Scikit-learn is one of the most popular machine learning libraries in Python, providing simple and efficient tools for data analysis and modeling. However, while using it, you might encounter a UserWarning indicating that your DataFrame columns are not aligned properly. This warning is usually due to misalignment between the columns of the input data to the model and the expected columns, possibly a result of preprocessing steps such as using different subsets of data for fitting and predicting. In this article, we will cover why this happens and how to resolve it.
Understanding the UserWarning
The warning message typically looks something like this:
UserWarning: X does not have valid feature names, but StandardScaler was fitted with feature namesThis warning arises when the fit method of a scikit-learn transformer (like StandardScaler) is called with data that includes different column names than those used during training.
Common Causes
The reasons you might encounter this warning include:
- Modification of the DataFrame structure between fitting and transformation, such as adding, renaming, or reordering columns.
- Performing operations on a subset of columns and forgetting to maintain the original structure.
- Applying transformations like
fit_transformusing different datasets with varying schemas.
Resolving the Issue
Here are some strategies to fix this alignment issue:
Ensure Column Consistency
Avoid any unnecessary DataFrame modification. If you perform any operation—which may include scaling, normalization, or one-hot encoding—check to ensure column names remain consistent between the training and prediction datasets.
Using Column Selectors
Employ techniques such as column selectors to work specifically with the desired columns. This ensures you're processing the intended columns throughout your workflow.
from sklearn.compose import make_column_selector, make_column_transformer
# Assume df is your DataFrame and StandardScaler is your transformer
column_transformer = make_column_transformer(
(StandardScaler(), make_column_selector(dtype_include=np.number))
)
column_transformer.fit(df)
column_transformer.transform(df)Consistent Preprocessing Functions
Create functions that will perform the same steps every time they are called, maintaining consistency across all data processing for training and prediction.

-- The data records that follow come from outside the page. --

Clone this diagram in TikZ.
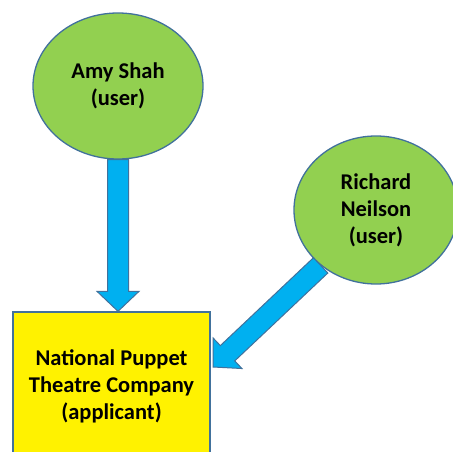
\documentclass[tikz,border=0pt]{standalone}
\usepackage{fontspec}
\setmainfont{Carlito}
\usetikzlibrary{calc,shapes.geometric}

\definecolor{usergreen}{HTML}{92D050}
\definecolor{edgeblue}{HTML}{41719C}
\definecolor{arrowblue}{HTML}{00B0F0}

% fat block arrow: #1 name, #2 start, #3 tip
\newcommand{\fatarrow}[3]{%
  \coordinate (#1b) at ($(#3)!20pt!(#2)$);
  \filldraw[fat arrow] ($(#2)!10.5pt!90:(#3)$) -- ($(#1b)!10.5pt!-90:(#2)$)
    -- ($(#1b)!21pt!-90:(#2)$) -- (#3) -- ($(#1b)!21pt!90:(#2)$)
    -- ($(#1b)!10.5pt!90:(#2)$) -- ($(#2)!10.5pt!-90:(#3)$) -- cycle;}

\begin{document}
\begin{tikzpicture}[x=1pt,y=-1pt,line width=1.3pt,
  user node/.style={ellipse,fill=usergreen,draw=edgeblue,align=center,inner sep=0pt,
    font=\fontsize{22.5}{27}\selectfont\bfseries},
  app node/.style={rectangle,fill=yellow,draw=edgeblue,align=center,inner sep=0pt,
    font=\fontsize{22.5}{27}\selectfont\bfseries},
  fat arrow/.style={fill=arrowblue,draw=edgeblue,line width=1pt,line join=miter}]

  \useasboundingbox (0,0) rectangle (453,452);
  \clip (0,0) rectangle (453,452);

  \node[user node,minimum width=170pt,minimum height=146pt] (amy) at (118,86) {Amy Shah\\(user)};
  \node[user node,minimum width=164pt,minimum height=148pt] (richard) at (376,210) {Richard\\Neilson\\(user)};
  \node[app node,minimum width=197pt,minimum height=148pt] (npt) at (111.5,386)
    {National Puppet\\Theatre Company\\(applicant)};

  \coordinate (tip1) at (amy.south |- npt.north);
  \coordinate (tip2) at (213,367);
  \fatarrow{a1}{amy.south}{tip1}
  \fatarrow{a2}{richard.225}{tip2}
\end{tikzpicture}
\end{document}
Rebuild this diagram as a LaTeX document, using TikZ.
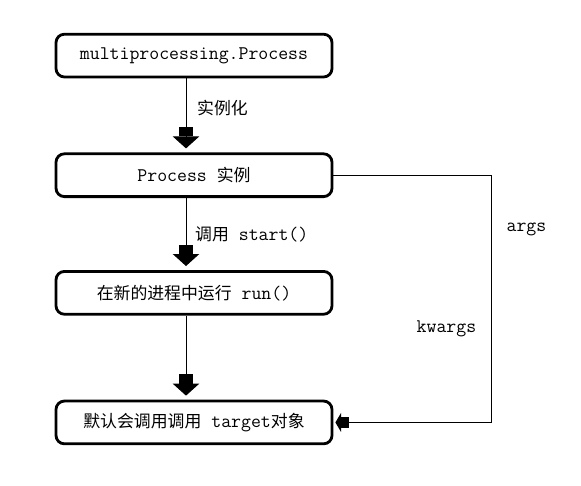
\documentclass[tikz,border=0pt]{standalone}
\usepackage{fontspec}
\newfontfamily\cjk{Noto Sans CJK SC}
\newcommand{\zhtext}[1]{{\fontsize{12}{14}\selectfont\cjk #1}}
\usetikzlibrary{positioning,arrows.meta}

\begin{document}
\begin{tikzpicture}[
    node distance=1.8cm,
    stepbox/.style={rectangle, draw, line width=2pt, rounded corners=6pt, minimum width=6.9cm, minimum height=1.07cm, text centered, font=\ttfamily\fontsize{13.7}{15}\selectfont},
    tag/.style={font=\ttfamily\fontsize{13.7}{15}\selectfont},
    blockarrow/.style={line width=0.7pt, shorten >=0.1cm, -{Rectangle[width=0.36cm,length=0.23cm]Triangle[width=0.66cm,length=0.3cm]}},
    sidearrow/.style={line width=0.7pt, shorten >=0.05cm, -{Rectangle[width=0.27cm,length=0.2cm]Triangle[width=0.47cm,length=0.14cm]}}
]
    \useasboundingbox (0,0) rectangle (14.525,-12.125);

    % Boxes
    \node[stepbox] (proc) at (4.85,-1.39) {multiprocessing.Process};
    \node[stepbox, below=1.85cm of proc] (inst) {Process \zhtext{实例}};
    \node[stepbox, below=1.8cm of inst] (run) {\zhtext{在新的进程中运行} run()};
    \node[stepbox, below=2.1cm of run] (target) {\zhtext{默认会调用调用} target\zhtext{对象}};

    % Arrows
    \draw[blockarrow] ([xshift=-0.2cm]proc.south) -- node[tag, right=0.15cm, pos=0.4] {\zhtext{实例化}} ([xshift=-0.2cm]inst.north);
    \draw[blockarrow] ([xshift=-0.2cm]inst.south) -- node[tag, right=0.1cm] {\zhtext{调用} start()} ([xshift=-0.2cm]run.north);
    \draw[blockarrow] ([xshift=-0.2cm]run.south) -- ([xshift=-0.2cm]target.north);

    % args / kwargs
    \coordinate[right=3.95cm of inst.east] (bendtop);
    \draw[sidearrow] (inst.east) -- (bendtop) |- node[tag, pos=0.11, right=0.25cm] {args} node[tag, pos=0.31, left=0.25cm] {kwargs} (target.east);
\end{tikzpicture}
\end{document}
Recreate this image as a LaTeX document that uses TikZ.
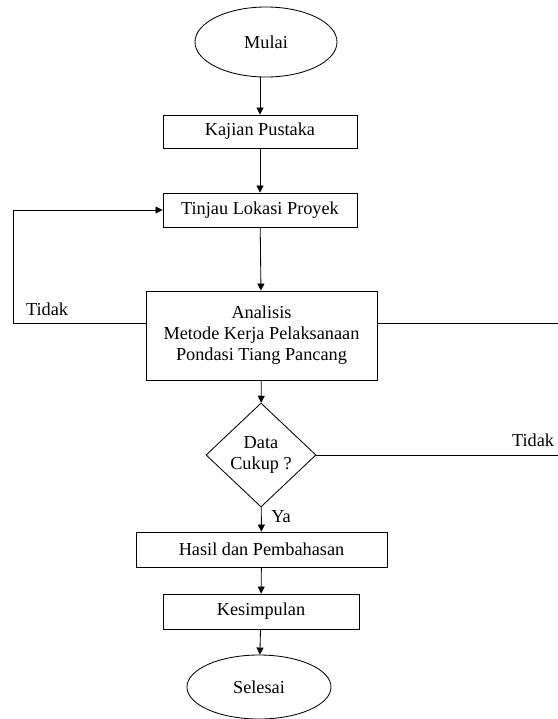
\documentclass[tikz,border=0pt]{standalone}
\usepackage{fontspec}
\setmainfont{Liberation Serif}
\usetikzlibrary{shapes.geometric, arrows.meta}

\begin{document}
\begin{tikzpicture}[x=0.025cm, y=-0.025cm,
    every node/.style={font=\fontsize{13}{15}\selectfont},
    kotak/.style={draw, line width=0.6pt, rectangle, align=center, inner sep=2pt},
    oval/.style={draw, line width=0.6pt, ellipse, inner sep=1pt},
    belah/.style={draw, line width=0.6pt, diamond, align=center, inner sep=1pt},
    garis/.style={line width=0.6pt},
    panah/.style={line width=0.6pt, -{Triangle[length=5pt, width=5pt]}}]
            \useasboundingbox (0,0) rectangle (558,719);

            % Langkah-langkah
            \node[oval, minimum width=3.55cm, minimum height=1.75cm] (mulai) at (266,42) {Mulai};
            \node[kotak, minimum width=4.85cm, minimum height=0.825cm] (kajian) at (260,131.5) {Kajian Pustaka};
            \node[kotak, minimum width=4.85cm, minimum height=0.85cm] (tinjau) at (260,210) {Tinjau Lokasi Proyek};
            \node[kotak, minimum width=5.775cm, minimum height=2.225cm] (analisis) at (261.5,335.5)
                {Analisis\\Metode Kerja Pelaksanaan\\Pondasi Tiang Pancang};
            \node[belah, minimum width=2.75cm, minimum height=2.575cm] (cek) at (261,455) {Data\\Cukup ?};
            \node[kotak, minimum width=6.275cm, minimum height=0.875cm] (hasil) at (261.5,549.5) {Hasil dan Pembahasan};
            \node[kotak, minimum width=4.9cm, minimum height=0.875cm] (kesimpulan) at (261,611.5) {Kesimpulan};
            \node[oval, minimum width=3.6cm, minimum height=1.6cm] (selesai) at (259,687) {Selesai};

            % Titik bantu
            \coordinate (kiriA) at (13,210);
            \coordinate (kiriB) at (13,323);
            \coordinate (kananA) at (558,323);
            \coordinate (kananB) at (558,455);

            % Alur utama
            \draw[panah] (mulai.south -| kajian.north) -- (kajian.north);
            \draw[panah] (kajian) -- (tinjau);
            \draw[panah] (tinjau) -- (analisis);
            \draw[panah] (analisis) -- (cek);
            \draw[panah] (cek) -- (hasil);
            \draw[panah] (hasil) -- (kesimpulan);
            \draw[panah] (kesimpulan) -- (selesai);

            % Kembali / lanjut
            \draw[panah] (analisis.west |- kiriB) -- (kiriB) -- (kiriA) -- (tinjau.west);
            \draw[garis] (analisis.east |- kananA) -- (kananA);
            \draw[garis] (cek.east) -- (kananB);

            % Label
            \node (tidakKiri) at (47,309) {Tidak};
            \node (tidakKanan) at (533,440) {Tidak};
            \node (ya) at (281,517) {Ya};
        \end{tikzpicture}
\end{document}
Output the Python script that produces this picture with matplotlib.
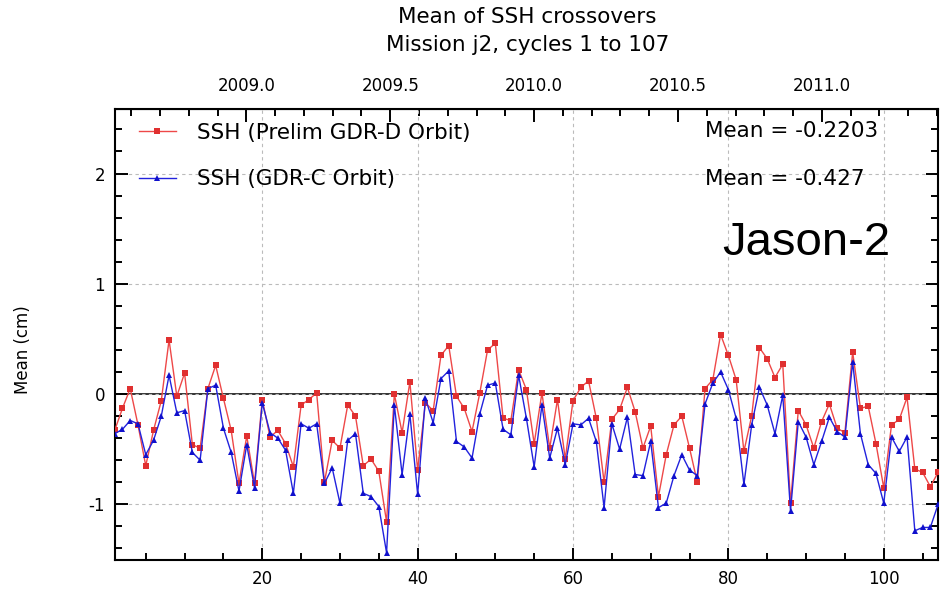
import matplotlib
matplotlib.use('Agg')
import matplotlib.pyplot as plt
import numpy as np
from matplotlib.ticker import MultipleLocator, FixedLocator, FormatStrFormatter

plt.rcParams['axes.unicode_minus'] = False

cycles = np.arange(1, 108)

ssh_gdrd = [-0.33, -0.13, 0.05, -0.28, -0.65, -0.33, -0.06, 0.49, -0.02, 0.19,
            -0.46, -0.49, 0.05, 0.26, -0.04, -0.33, -0.81, -0.38, -0.81, -0.05,
            -0.39, -0.33, -0.45, -0.66, -0.10, -0.05, 0.01, -0.80, -0.42, -0.49,
            -0.10, -0.20, -0.65, -0.59, -0.70, -1.16, 0.00, -0.35, 0.11, -0.69,
            -0.08, -0.15, 0.35, 0.44, -0.02, -0.13, -0.34, 0.01, 0.40, 0.46,
            -0.22, -0.24, 0.22, 0.04, -0.45, 0.01, -0.49, -0.05, -0.59, -0.06,
            0.06, 0.12, -0.22, -0.80, -0.23, -0.14, 0.06, -0.16, -0.49, -0.29,
            -0.93, -0.55, -0.28, -0.20, -0.49, -0.80, 0.05, 0.13, 0.54, 0.35,
            0.13, -0.52, -0.20, 0.42, 0.32, 0.15, 0.27, -0.99, -0.15, -0.28,
            -0.49, -0.25, -0.09, -0.31, -0.35, 0.38, -0.13, -0.11, -0.45, -0.85,
            -0.28, -0.23, -0.03, -0.68, -0.71, -0.84, -0.71]

ssh_gdrc = [-0.36, -0.32, -0.24, -0.27, -0.55, -0.42, -0.20, 0.17, -0.17, -0.15,
            -0.53, -0.60, 0.05, 0.08, -0.31, -0.53, -0.88, -0.46, -0.85, -0.08,
            -0.35, -0.40, -0.51, -0.90, -0.27, -0.31, -0.27, -0.81, -0.67, -0.99,
            -0.42, -0.36, -0.90, -0.93, -1.02, -1.44, -0.10, -0.73, -0.18, -0.91,
            -0.04, -0.26, 0.14, 0.21, -0.43, -0.48, -0.58, -0.18, 0.08, 0.10,
            -0.32, -0.37, 0.17, -0.22, -0.66, -0.10, -0.58, -0.31, -0.64, -0.27,
            -0.28, -0.22, -0.43, -1.03, -0.27, -0.50, -0.21, -0.73, -0.74, -0.43,
            -1.03, -0.99, -0.74, -0.55, -0.69, -0.74, -0.09, 0.10, 0.20, 0.04,
            -0.22, -0.82, -0.28, 0.06, -0.10, -0.36, -0.01, -1.06, -0.25, -0.39,
            -0.64, -0.43, -0.21, -0.34, -0.39, 0.29, -0.36, -0.64, -0.72, -0.99,
            -0.39, -0.52, -0.39, -1.24, -1.21, -1.21, -1.00]

labels = ['SSH (Prelim GDR-D Orbit)', 'SSH (GDR-C Orbit)']
mean_texts = ['Mean = -0.2203', 'Mean = -0.427']
year_ticks = [2009.0, 2009.5, 2010.0, 2010.5, 2011.0]

# cycle <-> decimal year (cycle 17.95 ~ 2009.0, ~37 cycles per year)
cycle_2009 = 17.95
cycles_per_year = 37.04


def cycle_to_year(c):
    return 2009.0 + (np.asarray(c) - cycle_2009) / cycles_per_year


def year_to_cycle(y):
    return cycle_2009 + (np.asarray(y) - 2009.0) * cycles_per_year


fig = plt.figure(figsize=(9.4, 5.91), dpi=100)
ax = fig.add_axes([0.122, 0.0525, 0.876, 0.763])

ax.axhline(0, color='#333333', linewidth=1.4, zorder=1.5)
ax.plot(cycles, ssh_gdrd, color='#ee4848', linewidth=1.0, marker='s', markersize=3.8,
        markeredgewidth=0, markerfacecolor='#e03030', label=labels[0], zorder=3)
ax.plot(cycles, ssh_gdrc, color='#2222dd', linewidth=1.0, marker='^', markersize=4,
        markeredgewidth=0, markerfacecolor='#1010cc', label=labels[1], zorder=3)

ax.set_xlim(1, 107)
ax.set_ylim(-1.505, 2.585)
ax.xaxis.set_major_locator(MultipleLocator(20))
ax.xaxis.set_minor_locator(MultipleLocator(5))
ax.yaxis.set_major_locator(MultipleLocator(1))
ax.yaxis.set_minor_locator(MultipleLocator(0.2))
ax.tick_params(which='both', direction='in', width=1.4, labelsize=12, right=True, top=False)
ax.tick_params(which='major', length=9)
ax.tick_params(which='minor', length=5)
ax.tick_params(axis='x', pad=7)
ax.tick_params(axis='y', pad=7)
ax.grid(True, which='major', linestyle=(0, (3, 3)), color='#bbbbbb', linewidth=0.8)
for s in ax.spines.values():
    s.set_linewidth(1.5)

top = ax.secondary_xaxis('top', functions=(cycle_to_year, year_to_cycle))
top.xaxis.set_major_locator(FixedLocator(year_ticks))
top.xaxis.set_minor_locator(MultipleLocator(0.1))
top.xaxis.set_major_formatter(FormatStrFormatter('%.1f'))
top.tick_params(which='both', direction='in', width=1.4, labelsize=12, pad=10)
top.tick_params(which='major', length=9)
top.tick_params(which='minor', length=5)

ax.set_ylabel('Mean (cm)', fontsize=12)
ax.yaxis.set_label_coords(-0.1005, 0.466)

leg = ax.legend(loc='upper left', bbox_to_anchor=(0.006, 1.013), frameon=False, fontsize=15.5,
                handlelength=1.7, handletextpad=1.0, labelspacing=1.25, numpoints=1,
                borderaxespad=0.5)

ax.text(0.717, 0.951, mean_texts[0], transform=ax.transAxes, fontsize=15.5, va='center')
ax.text(0.717, 0.845, mean_texts[1], transform=ax.transAxes, fontsize=15.5, va='center')
ax.text(0.738, 0.703, 'Jason-2', transform=ax.transAxes, fontsize=34,
        family='Liberation Sans', va='center')

fig.text(0.561, 1 - 17 / 591, 'Mean of SSH crossovers', ha='center', va='center', fontsize=15.5)
fig.text(0.561, 1 - 45 / 591, 'Mission j2, cycles 1 to 107', ha='center', va='center', fontsize=15.5)

fig.savefig('out.png', dpi=100)
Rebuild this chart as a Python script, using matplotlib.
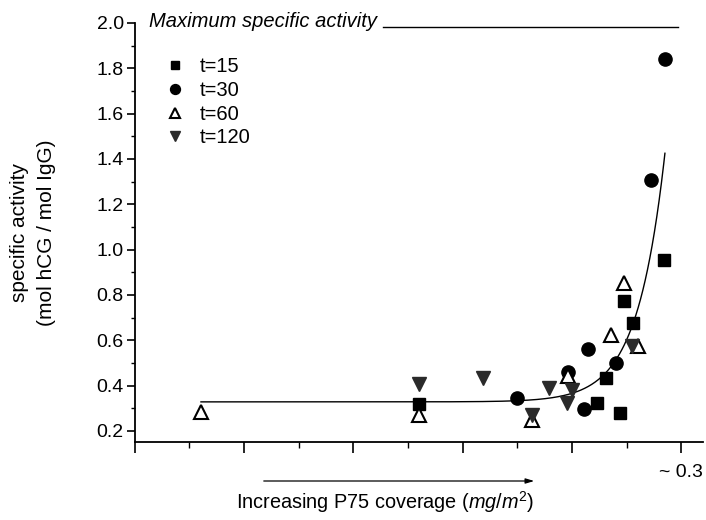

def preprocess_features(df):
# Ensure consistent order and presence of columns
df = df.copy()
required_columns = ['feature1', 'feature2', 'feature3']
return df[required_columns]
train_processed = preprocess_features(train_df)
test_processed = preprocess_features(test_df)Checking Column Names Programmatically
Another useful technique is programmatically validating column names before transforming the data:
def check_and_correct_columns(train_df, test_df):
missing_cols = set(train_df.columns) - set(test_df.columns)
for col in missing_cols:
test_df[col] = 0
# Ensure the same order of columns
test_df = test_df[train_df.columns]
return test_dfConclusion
UserWarnings related to DataFrame column misalignments are a common issue in data preprocessing workflows using scikit-learn. By maintaining consistency in column names throughout your data lifecycle, employing column selectors, or programmatically checking for alignment, you can avoid these issues. Consistency is key; always ensure transformation functions are applied uniformly across both training and test datasets, preserving the state initial modellers expect.